Bahri had in June this year signed a Murabahah financing facility worth SAR472.5 million (US$125.94 million) with the Bank of Tokyo-Mitsubishi UFJ for the former to purchase two second-hand crude carriers, and the facility will be repaid over 10 years by equal quarterly installments. In May, Bahri inked an agreement with Alinma Bank for a 10-year Islamic credit facility worth SAR700 million (US$186.59 million) for the purchase of three crude oil carriers.
Over in Malaysia, Jasa Merin (Labuan), wholly-owned by Silk Holdings, secured RM55.27 million (US$13.81 million)-worth of Islamic financing facilities from Affin Islamic Bank to part-finance up to 70% of the acquisition of three oil/chemical tankers from BHIC Marine Carriers, BHIC Marine Ventures and BHIC Marine Transport in May this year.
Saudi Arabian Airlines has received a A330-300 Regional from Airbus this month, which will be leased in a Shariah compliant manner from the International Air Finance Corporation (IAFC), becoming Airbus’s launch customer and operator of the A330-300 Regional. It was revealed in June 2015 at the Paris Airshow that the airline will take delivery of 50 Airbus aircraft through the IAFC on a Shariah compliant basis.
Shariah compliant Qatar First Bank (QFB) made an investment in the global aircraft leasing industry in June this year, in partnership with Dubai-based Novus Aviation Capital (NAC), through the indirect acquisition and lease of two 2011 vintage Boeing 737-900ER single-aisle aircraft to Indonesia’s Lion Air. QFB was exclusively involved in the Islamic financing part of the transaction whereas NAC acted as the sole arranger for both the financing and leasing elements of the deal.
In May, the UK’s Investec Bank closed an aviation financing facility worth US$1 billion which saw the delivery, sale and leaseback of four jumbo Airbus A380-800s to Emirates Airline. The facility also saw participation from banks and institutional investors across the Middle East, Europe and Asia. Investec, which acted as the sole arranger for the financing and leasing elements of the transaction, also put in place Islamic financing on two of the deliveries.

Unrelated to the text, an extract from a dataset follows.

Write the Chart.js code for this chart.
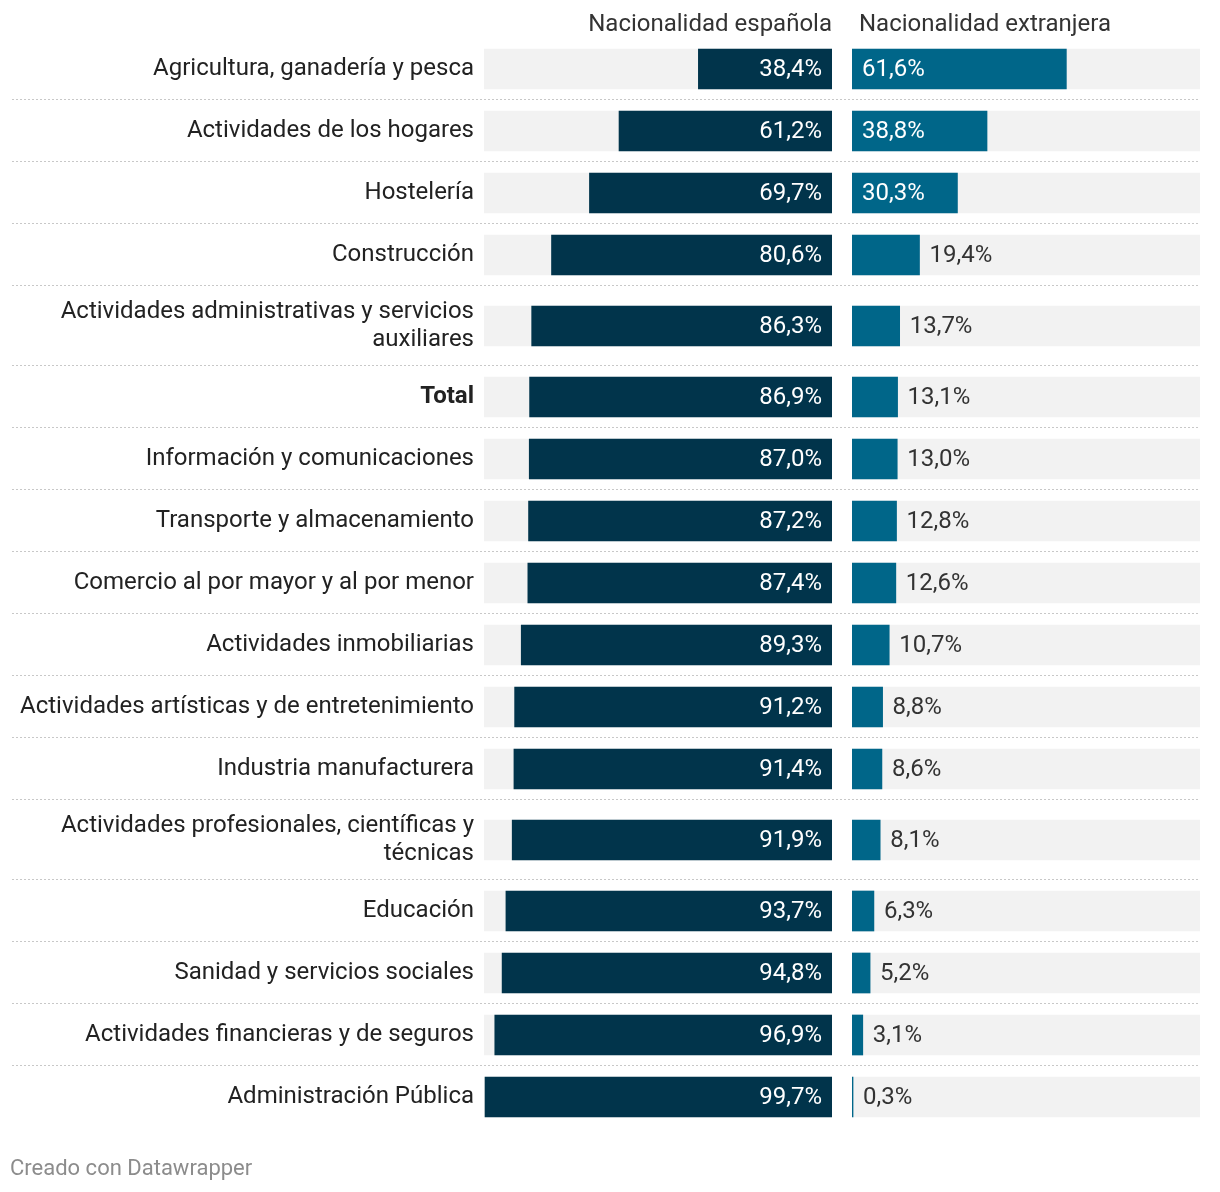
<!DOCTYPE html>
<html>
<head>
<meta charset="utf-8">
<script src="https://cdn.jsdelivr.net/npm/chart.js@4.4.1/dist/chart.umd.min.js"></script>
<style>
  html, body { margin: 0; padding: 0; background: #ffffff; }
  #wrap { position: relative; width: 1220px; height: 1192px; }
  canvas { display: block; }
</style>
</head>
<body>
<div id="wrap"><canvas id="c" width="1220" height="1192"></canvas></div>
<script>
// ---- Data ----
const categories = [
  ["Agricultura, ganadería y pesca"],
  ["Actividades de los hogares"],
  ["Hostelería"],
  ["Construcción"],
  ["Actividades administrativas y servicios", "auxiliares"],
  ["Total"],
  ["Información y comunicaciones"],
  ["Transporte y almacenamiento"],
  ["Comercio al por mayor y al por menor"],
  ["Actividades inmobiliarias"],
  ["Actividades artísticas y de entretenimiento"],
  ["Industria manufacturera"],
  ["Actividades profesionales, científicas y", "técnicas"],
  ["Educación"],
  ["Sanidad y servicios sociales"],
  ["Actividades financieras y de seguros"],
  ["Administración Pública"]
];
const spanish = [38.4, 61.2, 69.7, 80.6, 86.3, 86.9, 87.0, 87.2, 87.4, 89.3, 91.2, 91.4, 91.9, 93.7, 94.8, 96.9, 99.7];
const foreign = [61.6, 38.8, 30.3, 19.4, 13.7, 13.1, 13.0, 12.8, 12.6, 10.7, 8.8, 8.6, 8.1, 6.3, 5.2, 3.1, 0.3];
const seriesNames = ["Nacionalidad española", "Nacionalidad extranjera"];
const fullScale = categories.map(() => 100);
const footerText = "Creado con Datawrapper";

// ---- Layout helpers (row heights depend on number of label lines) ----
const ROW = 62, EXTRA_LINE = 18;
const rowHeights = categories.map(l => ROW + EXTRA_LINE * (l.length - 1));
const rowStarts = [];
let acc = 0;
rowHeights.forEach(h => { rowStarts.push(acc); acc += h; });
const totalH = acc;
const rowCenters = rowStarts.map((s, i) => s + rowHeights[i] / 2);

const FONT = "Roboto, 'Open Sans', sans-serif";
const FS = 24;
const fmt = v => v.toFixed(1).replace('.', ',') + '%';

const COL_ES = '#01344b';
const COL_EX = '#006689';
const COL_BG = '#f2f2f2';
const TXT = '#333333';

const extrasPlugin = {
  id: 'extras',
  beforeDatasetsDraw(chart) {
    const ctx = chart.ctx, y = chart.scales.y;
    ctx.save();
    ctx.strokeStyle = '#c8c8c8';
    ctx.lineWidth = 1;
    ctx.setLineDash([2, 2]);
    for (let i = 1; i < rowStarts.length; i++) {
      const py = Math.round(y.getPixelForValue(rowStarts[i])) - 0.5;
      ctx.beginPath();
      ctx.moveTo(12, py);
      ctx.lineTo(chart.chartArea.right, py);
      ctx.stroke();
    }
    ctx.restore();
  },
  afterDatasetsDraw(chart) {
    const ctx = chart.ctx;
    const xL = chart.scales.xL, xR = chart.scales.xR;
    ctx.save();
    ctx.font = FS + 'px ' + FONT;
    ctx.textBaseline = 'middle';
    const metaL = chart.getDatasetMeta(0), metaR = chart.getDatasetMeta(1);
    metaL.data.forEach((bar, i) => {
      ctx.fillStyle = '#ffffff';
      ctx.textAlign = 'right';
      ctx.fillText(fmt(spanish[i]), bar.base - 10, bar.y + 1);
    });
    metaR.data.forEach((bar, i) => {
      ctx.textAlign = 'left';
      if (foreign[i] >= 25) {
        ctx.fillStyle = '#ffffff';
        ctx.fillText(fmt(foreign[i]), bar.base + 10, bar.y + 1);
      } else {
        ctx.fillStyle = TXT;
        ctx.fillText(fmt(foreign[i]), bar.x + 10, bar.y + 1);
      }
    });
    // headers
    ctx.fillStyle = TXT;
    ctx.font = FS + 'px ' + FONT;
    ctx.textAlign = 'right';
    ctx.fillText(seriesNames[0], xL.left + xL.width, 25);
    ctx.textAlign = 'left';
    ctx.fillText(seriesNames[1], xR.left + 7, 25);
    // footer
    ctx.fillStyle = '#8c8c8c';
    ctx.font = '22px ' + FONT;
    ctx.fillText(footerText, 10, 1169);
    ctx.restore();
  }
};

const hiddenX = (weight, reverse) => ({
  type: 'linear', position: 'bottom', stack: 'panels', stackWeight: weight,
  min: 0, max: 100, reverse: reverse, offset: false,
  grid: { display: false, drawTicks: false, offset: false }, border: { display: false },
  ticks: { display: false },
  afterFit: s => { s.height = 0; s.paddingLeft = 0; s.paddingRight = 0; }
});

new Chart(document.getElementById('c'), {
  type: 'bar',
  data: {
    datasets: [
      { label: seriesNames[0], xAxisID: 'xL', yAxisID: 'y', order: 1,
        data: spanish.map((v, i) => ({ x: v, y: rowCenters[i] })), backgroundColor: COL_ES },
      { label: seriesNames[1], xAxisID: 'xR', yAxisID: 'y', order: 1,
        data: foreign.map((v, i) => ({ x: v, y: rowCenters[i] })), backgroundColor: COL_EX },
      { label: 'bgL', xAxisID: 'xL', yAxisID: 'y', order: 2,
        data: fullScale.map((v, i) => ({ x: v, y: rowCenters[i] })), backgroundColor: COL_BG },
      { label: 'bgR', xAxisID: 'xR', yAxisID: 'y', order: 2,
        data: fullScale.map((v, i) => ({ x: v, y: rowCenters[i] })), backgroundColor: COL_BG }
    ]
  },
  options: {
    indexAxis: 'y',
    responsive: false,
    animation: false,
    events: [],
    datasets: { bar: { grouped: false, barThickness: 40, borderWidth: 0 } },
    layout: { autoPadding: false, padding: { left: 0, right: 20, top: 38, bottom: 64 } },
    plugins: { legend: { display: false }, tooltip: { enabled: false } },
    scales: {
      y: {
        type: 'linear', position: 'left', reverse: true, min: 0, max: totalH,
        offset: false,
        grid: { display: false, drawTicks: false, offset: false }, border: { display: false },
        afterBuildTicks: s => { s.ticks = rowCenters.map(v => ({ value: v })); },
        afterFit: s => { s.width = 484; s.paddingTop = 0; s.paddingBottom = 0; },
        ticks: {
          autoSkip: false,
          padding: 10,
          color: '#222222',
          font: ctx => ({ family: FONT, size: FS, lineHeight: 28 / FS,
            weight: (categories[ctx.index] && categories[ctx.index][0] === 'Total') ? 'bold' : 'normal' }),
          callback: (v, i) => categories[i].length > 1 ? categories[i] : categories[i][0]
        }
      },
      xL: hiddenX(348, true),
      xG: hiddenX(20, false),
      xR: hiddenX(348, false)
    }
  },
  plugins: [extrasPlugin]
});
</script>
</body>
</html>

Last November, Oman witnessed its first Shariah compliant aviation finance transaction when a US$127 million facility was extended by Meethaq Islamic Banking to Oman Air for the latter to acquire its second Boeing 787 Dreamliner aircraft. The facility employed an innovative structure comprising two stages of underlying transactions: the Waad-forward Ijarah and the conversion of forward Ijarah to Ijarah Muayyinah (to overcome certain restrictions of forward Ijarah).

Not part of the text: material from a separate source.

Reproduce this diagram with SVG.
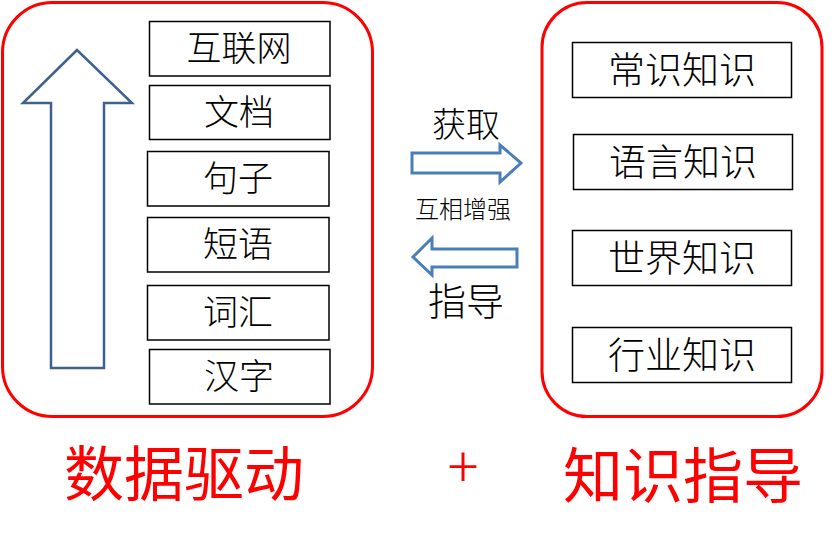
<svg xmlns="http://www.w3.org/2000/svg" width="836" height="546" viewBox="0 0 836 546">
<style>
.cont{fill:none;stroke:#ff0000;stroke-width:3}
.box{fill:#fff;stroke:#000;stroke-width:1.5}
.t{font-family:"Noto Sans CJK SC","Noto Sans",sans-serif;font-weight:300;fill:#000;text-anchor:middle}
.bt{font-size:35px}
.rt{font-size:37px}
.big{font-size:60px;fill:#ff0000;font-weight:400}
.arr{fill:#fff;stroke:#4a7ebb;stroke-width:3}
</style>
<rect width="836" height="546" fill="#fff"/>
<g id="data-group">
<rect class="cont" x="2.5" y="2.5" width="370" height="414" rx="50"/>
<path d="M77,50 L23,103 L51,103 L51,368 L104,368 L104,103 L132,103 Z" fill="#fff" stroke="#3f6190" stroke-width="2.5"/>
</g>
<g id="n-internet"><rect class="box" x="149.5" y="21.5" width="180.5" height="54.5"/><text class="t bt" x="239" y="61">互联网</text></g>
<g id="n-doc"><rect class="box" x="149.5" y="85.5" width="180.5" height="54"/><text class="t bt" x="239" y="125">文档</text></g>
<g id="n-sentence"><rect class="box" x="147.5" y="151.5" width="181.5" height="54.5"/><text class="t bt" x="238" y="191">句子</text></g>
<g id="n-phrase"><rect class="box" x="147.5" y="217.5" width="181.5" height="54.5"/><text class="t bt" x="238" y="257">短语</text></g>
<g id="n-vocab"><rect class="box" x="147.5" y="285.5" width="181.5" height="54.5"/><text class="t bt" x="238" y="325">词汇</text></g>
<g id="n-char"><rect class="box" x="149.5" y="349.5" width="180.5" height="54.5"/><text class="t bt" x="239" y="389">汉字</text></g>
<g id="knowledge-group">
<rect class="cont" x="542" y="2.5" width="280" height="414" rx="45"/>
</g>
<g id="n-common"><rect class="box" x="572.5" y="42.5" width="219" height="55"/><text class="t rt" x="682" y="84">常识知识</text></g>
<g id="n-lang"><rect class="box" x="573.5" y="134.5" width="219" height="55"/><text class="t rt" x="683" y="176">语言知识</text></g>
<g id="n-world"><rect class="box" x="572.5" y="230.5" width="219" height="55"/><text class="t rt" x="682" y="272">世界知识</text></g>
<g id="n-industry"><rect class="box" x="572.5" y="327.5" width="219" height="55"/><text class="t rt" x="682" y="369">行业知识</text></g>
<g id="connectors">
<path class="arr" d="M412,153 L500,153 L500,145 L521,163 L500,182 L500,173 L412,173 Z"/>
<path class="arr" d="M517,249 L432,249 L432,238 L413,257 L432,275 L432,267 L517,267 Z"/>
<text class="t" x="466" y="137" font-size="34">获取</text>
<text class="t" x="463" y="218" font-size="24">互相增强</text>
<text class="t" x="466" y="315" font-size="38">指导</text>
</g>
<g id="labels">
<text class="t big" x="184" y="496">数据驱动</text>
<text class="t" x="463" y="488" font-size="58" style="fill:#ff0000">+</text>
<text class="t big" x="683" y="498">知识指导</text>
</g>
</svg>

According to a recent market report by Boeing Capital, it is anticipated that the aviation industry in 2016 will provide funding for approximately US$127 billion in new commercial aircraft deliveries, with the capital markets and commercial banks accounting for approximately two-thirds of that total.

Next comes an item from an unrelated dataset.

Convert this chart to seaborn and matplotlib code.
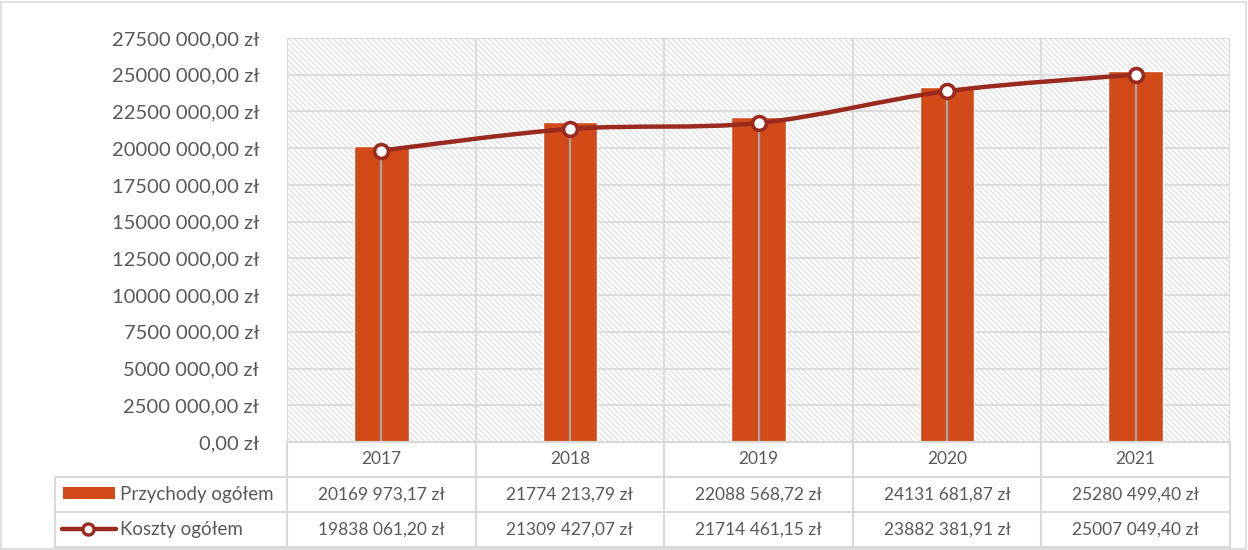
import matplotlib
matplotlib.use("Agg")
import matplotlib.pyplot as plt
from matplotlib.path import Path
from matplotlib.patches import PathPatch, Rectangle
from matplotlib.lines import Line2D
import numpy as np
import seaborn as sns

# Data
years = ["2017", "2018", "2019", "2020", "2021"]
przychody = [20169973.17, 21774213.79, 22088568.72, 24131681.87, 25280499.40]
koszty = [19838061.20, 21309427.07, 21714461.15, 23882381.91, 25007049.40]
series_names = ["Przychody ogółem", "Koszty ogółem"]
y_ticks = np.arange(0, 27501, 2500)

BAR_COLOR = "#D14A18"
LINE_COLOR = "#9B2A1E"
GRID = "#D9D9D9"
TEXT = "#595959"

sns.set_theme(style="white")
plt.rcParams["font.family"] = ["Lato", "DejaVu Sans"]
plt.rcParams["hatch.linewidth"] = 0.9

W, H = 1248, 550
fig = plt.figure(figsize=(W / 100, H / 100), dpi=100)


def fx(px):
    return px / W


def fy(py):
    return 1 - py / H


def pln(v):
    # Excel-style "# ##0,00 zł"
    if v == 0:
        return "0,00 zł"
    cents = int(round(v * 100))
    whole, frac = divmod(cents, 100)
    return f"{whole // 1000} {whole % 1000:03d},{frac:02d} zł"


L, R, T, B = 287, 1230, 38, 442
ax = fig.add_axes([fx(L), fy(B), fx(R) - fx(L), fy(T) - fy(B)])

# hatched plot area background
ax.add_patch(Rectangle((0, 0), 1, 1, transform=ax.transAxes, facecolor="white",
                       edgecolor="#DEDEDE", hatch="\\" * 6, linewidth=0, zorder=0))

sns.barplot(x=years, y=przychody, ax=ax, color=BAR_COLOR, width=0.29,
            saturation=1, zorder=3)

xs = np.arange(len(years))
ys = np.array(koszty)

# drop lines
for x, y in zip(xs, ys):
    ax.plot([x, x], [0, y], color="#A6A6A6", lw=1.6, zorder=4)

# smoothed line (Catmull-Rom as cubic Bezier)
pts = np.column_stack([xs, ys])
verts = [pts[0]]
codes = [Path.MOVETO]
for i in range(len(pts) - 1):
    p0 = pts[i - 1] if i > 0 else pts[i]
    p1, p2 = pts[i], pts[i + 1]
    p3 = pts[i + 2] if i + 2 < len(pts) else pts[i + 1]
    c1 = p1 + (p2 - p0) / 6
    c2 = p2 - (p3 - p1) / 6
    verts += [c1, c2, p2]
    codes += [Path.CURVE4] * 3
ax.add_patch(PathPatch(Path(verts, codes), facecolor="none", edgecolor=LINE_COLOR,
                       lw=3.2, zorder=5, capstyle="round"))
ax.plot(xs, ys, linestyle="none", marker="o", markersize=10, markerfacecolor="white",
        markeredgecolor=LINE_COLOR, markeredgewidth=2.6, zorder=6)

ax.set_xlim(-0.5, len(years) - 0.5)
ax.set_ylim(0, 27500000)
ax.set_yticks(y_ticks * 1000)
ax.set_yticklabels([pln(v * 1000) for v in y_ticks], fontsize=14.5, color=TEXT)
ax.tick_params(axis="y", length=0, pad=20)
ax.set_xticks([])
ax.set_xlabel("")
ax.set_ylabel("")
for yv in y_ticks * 1000:
    ax.axhline(yv, color=GRID, lw=1.3, zorder=1)
for xb in np.arange(-0.5, len(years), 1.0):
    ax.axvline(xb, color=GRID, lw=1.3, zorder=1)
for s in ax.spines.values():
    s.set_visible(False)

# data table below the plot
rows = [442, 477, 512, 547]
col_edges = [L + i * (R - L) / len(years) for i in range(len(years) + 1)]
LEG_L = 55


def hline(x0, x1, y):
    fig.add_artist(Line2D([fx(x0), fx(x1)], [fy(y), fy(y)], color=GRID, lw=1.5))


def vline(x, y0, y1):
    fig.add_artist(Line2D([fx(x), fx(x)], [fy(y0), fy(y1)], color=GRID, lw=1.5))


hline(L, R, rows[0])
hline(LEG_L, R, rows[1])
hline(LEG_L, R, rows[2])
hline(LEG_L, R, rows[3])
for cx in col_edges:
    vline(cx, rows[0], rows[3])
vline(LEG_L, rows[1], rows[3])

for i, yr in enumerate(years):
    cx = (col_edges[i] + col_edges[i + 1]) / 2
    fig.text(fx(cx), fy((rows[0] + rows[1]) / 2), yr, ha="center", va="center",
             fontsize=12.5, color=TEXT)
    fig.text(fx(cx), fy((rows[1] + rows[2]) / 2), pln(przychody[i]), ha="center",
             va="center", fontsize=12.5, color=TEXT)
    fig.text(fx(cx), fy((rows[2] + rows[3]) / 2), pln(koszty[i]), ha="center",
             va="center", fontsize=12.5, color=TEXT)

# legend keys
fig.add_artist(Rectangle((fx(63), fy(499)), fx(115) - fx(63), fy(487) - fy(499),
                         facecolor=BAR_COLOR, edgecolor="none"))
ky = fy(529)
fig.add_artist(Line2D([fx(62), fx(116)], [ky, ky], color=LINE_COLOR, lw=3.2))
fig.add_artist(Line2D([fx(88)], [ky], marker="o", markersize=8, markerfacecolor="white",
                      markeredgecolor=LINE_COLOR, markeredgewidth=2.4, linestyle="none"))
fig.text(fx(120), fy((rows[1] + rows[2]) / 2), series_names[0], ha="left", va="center",
         fontsize=13.5, color=TEXT)
fig.text(fx(120), fy((rows[2] + rows[3]) / 2), series_names[1], ha="left", va="center",
         fontsize=13.5, color=TEXT)

# chart area border
fig.add_artist(Rectangle((fx(1), fy(549)), fx(1245), fy(2) - fy(549), facecolor="none",
                         edgecolor=GRID, lw=1.2))

fig.savefig("out.png", dpi=100)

Furthermore, the commercial aviation industry over the next five years is projected to require higher levels of aircraft financing due to healthy industry fundamentals and strong demand for new, fuel-efficient aircraft. In 2015, airlines and lessors took delivery of new aircraft worth approximately US$122 billion, and that total is expected to increase steadily to US$172 billion by 2020.
With the financing parameters and asset value characteristics of commercial aircraft and marine logistics in accordance with Shariah principles, the Islamic capital markets can expect a healthy pipeline of activities in the near term.